Direktur Amnesty Internasional Indonesia Usman Hamid (tengah) bersama Forum Aktivis Hak Asasi Manusia memberikan keterangan kepada awak media terkait peringatan 33 tahun peristiwa pelanggaran HAM berat Tanjung Priok, di kantor Amnesty Internasional Indonesia, Jakarta, 11 September 2017. Dalam peringatan ini PAHAM mendesak pemerintahan Presiden Joko Widodo untuk segera menyelesaikan peristiwa Tanjung Priok, yang menyebabkan sebanyak 55 orang luka berat, 24 orang meninggal, puluhan orang masih hilang hingga kini dan menghapus impunitas.TEMPO/Imam Sukamto
TEMPO.CO, Jakarta- Amnesty International Indonesia tengah mendalami penyebab kematian korban tewas dalam kerusuhan 22 Mei 2019, terutama para korban tewas yang belum teridentifikasi. "Yang juga sedang kami kerjakan saat ini berkaitan dengan semblan korban tewas," ujar Direktur Amnesty Usman Hamid saat ditemui di Polda Metro Jaya hari ini, Selasa, 9 Juli 2019.
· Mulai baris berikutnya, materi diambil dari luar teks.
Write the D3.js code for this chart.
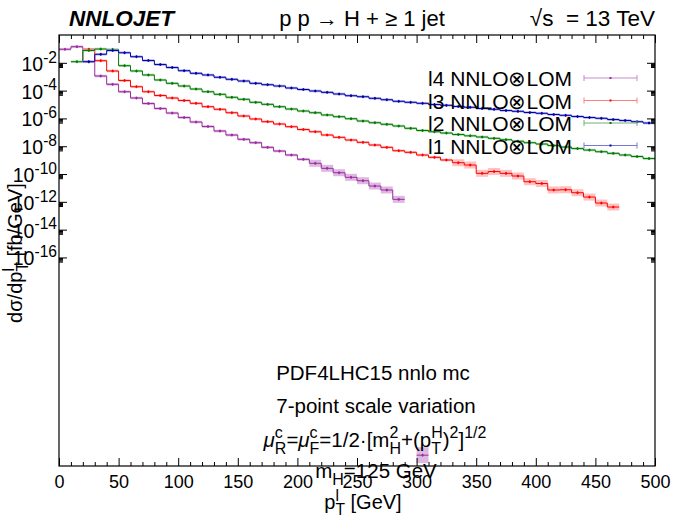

Menurut dia, baru empat korban tewas tertembak yang sudah teridentifikasi jenis dan peluru senjata yang digunakan oleh pelaku, seperti peluru di jenazah Harun Al Rasyid dan Abdul Azis. Sedangkan korban tewas akibat tertembak lainnya, yaitu Muhamad Reyhan Fajari, Bhatiar Alamsyah, Adam Nooryann Widianto Riski, Farhan Syavero, dan Sandro belum teridentifikasi senjata yang digunakan pelaku.
Usman menuturkan bahwa Amnesty membuka seluruh peluang kemungkinan yang terjadi, seperti pelaku penembakan dari Kepolisian hingga pihak ke tiga yang menyelinap dalam kerusuhan 22 Mei 2019. Usman mengatakan hal ini lanjutan dari hasil investigasi Amnesty International Indonesia soal dugaan pelanggaran HAM dalam kerusuhan 22 Mei. Saat ini Amnesty International masih mengumpulkan data dan keterangan. "Nanti kalau sudah rampung akan kami umumkan."